“By law, inmates are returned to their county of last legal residence. In practice, offenders come back to local cities and towns whether they’re rehabilitated or not. It is in the public’s interest to give these returning residents the tools to be law-abiding citizens,” said Sheriff Bob Brooks, Ventura County. “This county has a vital interest in partnering with the state to improve our process for transitioning our residents back home, and exploring the use of secure community reentry facilities.”
”The number-one concern of the public is neighborhood safety,” said Ventura County Supervisor Kathy Long. “The public expects their elected leaders to provide safe communities. The transition services for parolees to return them to the community must provide job training, counseling and other services so that certain inmates can successfully re-enter and integrate into society as productive and contributing individuals.
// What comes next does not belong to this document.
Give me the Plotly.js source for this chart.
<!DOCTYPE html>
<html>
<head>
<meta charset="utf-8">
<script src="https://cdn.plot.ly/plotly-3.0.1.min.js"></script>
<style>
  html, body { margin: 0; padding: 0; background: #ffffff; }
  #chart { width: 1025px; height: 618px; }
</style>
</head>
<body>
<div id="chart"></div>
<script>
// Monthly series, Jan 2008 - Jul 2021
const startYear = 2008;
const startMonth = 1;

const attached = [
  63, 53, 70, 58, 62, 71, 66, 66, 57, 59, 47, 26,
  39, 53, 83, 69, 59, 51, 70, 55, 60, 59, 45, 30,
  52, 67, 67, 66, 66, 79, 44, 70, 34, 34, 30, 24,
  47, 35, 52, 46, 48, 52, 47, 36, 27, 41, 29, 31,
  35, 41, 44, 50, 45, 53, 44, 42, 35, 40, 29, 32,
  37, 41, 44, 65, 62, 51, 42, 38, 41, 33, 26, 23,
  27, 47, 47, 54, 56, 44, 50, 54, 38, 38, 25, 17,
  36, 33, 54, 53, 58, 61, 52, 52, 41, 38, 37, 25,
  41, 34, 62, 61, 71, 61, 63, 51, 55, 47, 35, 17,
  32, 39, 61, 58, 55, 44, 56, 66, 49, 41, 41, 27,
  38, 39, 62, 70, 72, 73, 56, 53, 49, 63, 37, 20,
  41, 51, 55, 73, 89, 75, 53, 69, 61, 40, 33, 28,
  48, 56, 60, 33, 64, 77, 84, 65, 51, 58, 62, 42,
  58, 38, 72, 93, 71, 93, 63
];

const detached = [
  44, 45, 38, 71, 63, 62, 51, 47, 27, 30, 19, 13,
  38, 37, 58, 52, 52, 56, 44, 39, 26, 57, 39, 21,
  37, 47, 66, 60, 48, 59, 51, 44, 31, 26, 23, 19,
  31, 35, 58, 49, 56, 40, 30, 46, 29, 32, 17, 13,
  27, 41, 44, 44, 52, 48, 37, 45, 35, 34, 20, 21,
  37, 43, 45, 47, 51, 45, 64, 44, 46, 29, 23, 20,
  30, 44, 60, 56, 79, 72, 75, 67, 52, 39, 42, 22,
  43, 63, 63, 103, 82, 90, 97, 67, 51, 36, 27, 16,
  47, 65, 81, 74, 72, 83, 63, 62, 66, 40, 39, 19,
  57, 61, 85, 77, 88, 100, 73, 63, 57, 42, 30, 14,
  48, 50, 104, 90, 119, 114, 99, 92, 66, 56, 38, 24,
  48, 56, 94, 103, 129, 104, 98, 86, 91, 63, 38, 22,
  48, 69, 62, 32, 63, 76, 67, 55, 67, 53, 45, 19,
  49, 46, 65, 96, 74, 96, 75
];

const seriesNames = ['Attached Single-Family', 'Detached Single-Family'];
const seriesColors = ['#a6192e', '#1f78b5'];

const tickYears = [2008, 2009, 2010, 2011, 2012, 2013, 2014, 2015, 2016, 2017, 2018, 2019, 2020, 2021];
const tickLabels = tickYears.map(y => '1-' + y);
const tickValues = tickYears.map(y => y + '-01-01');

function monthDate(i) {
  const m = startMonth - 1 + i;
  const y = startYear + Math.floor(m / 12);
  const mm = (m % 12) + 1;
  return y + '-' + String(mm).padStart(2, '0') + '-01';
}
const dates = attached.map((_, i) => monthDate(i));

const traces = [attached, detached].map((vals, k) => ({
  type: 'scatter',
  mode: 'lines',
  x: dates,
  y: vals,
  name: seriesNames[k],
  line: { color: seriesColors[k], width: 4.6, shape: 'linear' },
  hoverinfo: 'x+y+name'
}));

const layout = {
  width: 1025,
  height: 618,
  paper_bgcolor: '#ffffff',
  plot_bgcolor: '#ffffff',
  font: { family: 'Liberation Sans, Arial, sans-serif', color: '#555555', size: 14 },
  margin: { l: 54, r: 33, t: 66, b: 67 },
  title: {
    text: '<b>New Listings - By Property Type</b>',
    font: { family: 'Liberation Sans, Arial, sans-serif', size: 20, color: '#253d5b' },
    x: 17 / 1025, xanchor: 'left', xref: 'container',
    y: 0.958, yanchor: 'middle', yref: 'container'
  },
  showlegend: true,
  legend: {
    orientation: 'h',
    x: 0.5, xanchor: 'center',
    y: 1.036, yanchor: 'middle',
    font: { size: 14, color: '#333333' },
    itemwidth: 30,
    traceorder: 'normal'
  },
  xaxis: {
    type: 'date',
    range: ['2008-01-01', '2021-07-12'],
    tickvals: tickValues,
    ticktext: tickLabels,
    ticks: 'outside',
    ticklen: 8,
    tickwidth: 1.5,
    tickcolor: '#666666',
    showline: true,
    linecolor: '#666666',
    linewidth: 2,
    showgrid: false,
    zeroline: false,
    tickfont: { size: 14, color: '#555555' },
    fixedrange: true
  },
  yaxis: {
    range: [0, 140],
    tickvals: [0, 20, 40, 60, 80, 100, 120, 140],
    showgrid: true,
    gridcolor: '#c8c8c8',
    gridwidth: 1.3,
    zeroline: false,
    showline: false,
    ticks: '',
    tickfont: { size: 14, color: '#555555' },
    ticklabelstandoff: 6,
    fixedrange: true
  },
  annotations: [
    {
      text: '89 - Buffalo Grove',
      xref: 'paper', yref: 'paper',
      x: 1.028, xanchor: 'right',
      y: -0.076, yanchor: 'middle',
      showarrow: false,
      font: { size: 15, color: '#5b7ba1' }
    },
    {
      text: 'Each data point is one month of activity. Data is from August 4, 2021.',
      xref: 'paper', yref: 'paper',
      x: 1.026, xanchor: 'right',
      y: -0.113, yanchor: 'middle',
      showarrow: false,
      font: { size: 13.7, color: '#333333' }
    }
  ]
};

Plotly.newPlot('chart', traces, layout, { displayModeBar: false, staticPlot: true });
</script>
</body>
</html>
Such services not only enhance public safety and improve our communities, but also save taxpayers’ dollars in the long term.”
In May of this year, Governor Arnold Schwarzenegger signed Assembly Bill 900, the Public Safety and Offender Rehabilitation Services Act of 2007, a historic prison reform agreement. Chief among the provisions of Assembly Bill 900 are funding for 16,000 beds in secure community reentry facilities.
Secure community reentry facilities will enable CDCR and local communities to create an unprecedented continuity of care to provide support services. Reentry facilities will be built in cities, counties or regions willing to partner with CDCR, to assist local residents who are required to be returned to the county where they committed their offense upon release.
These facilities will provide programs and services such as: Intensive substance abuse treatment; Vocational training and job placement; Education and GED coursework; Anger management classes; Family counseling; Housing placement; and,Targeted services to help ease the transition from incarceration to a crime-free life on the outside.
This regional workshop was the final in a series of 10 statewide regional workshops that have been organized since July 30. In addition, on July 16 CDCR hosted an online web seminar to discuss why community reentry facilities are important to public safety.
Invited participants to the regional workshops were local government officials, sheriffs, boards of supervisors, mayors, city council members, chief probation officers, mental health professionals, drug/alcohol professionals, county administrative officers, police chiefs, district attorneys, county public works, community-based agencies, victims’ advocates, chamber of commerce, legislators, and association representatives.
Participants attended workshops discussing parolee programming needs, jail construction funding, and standards for reentry facilities.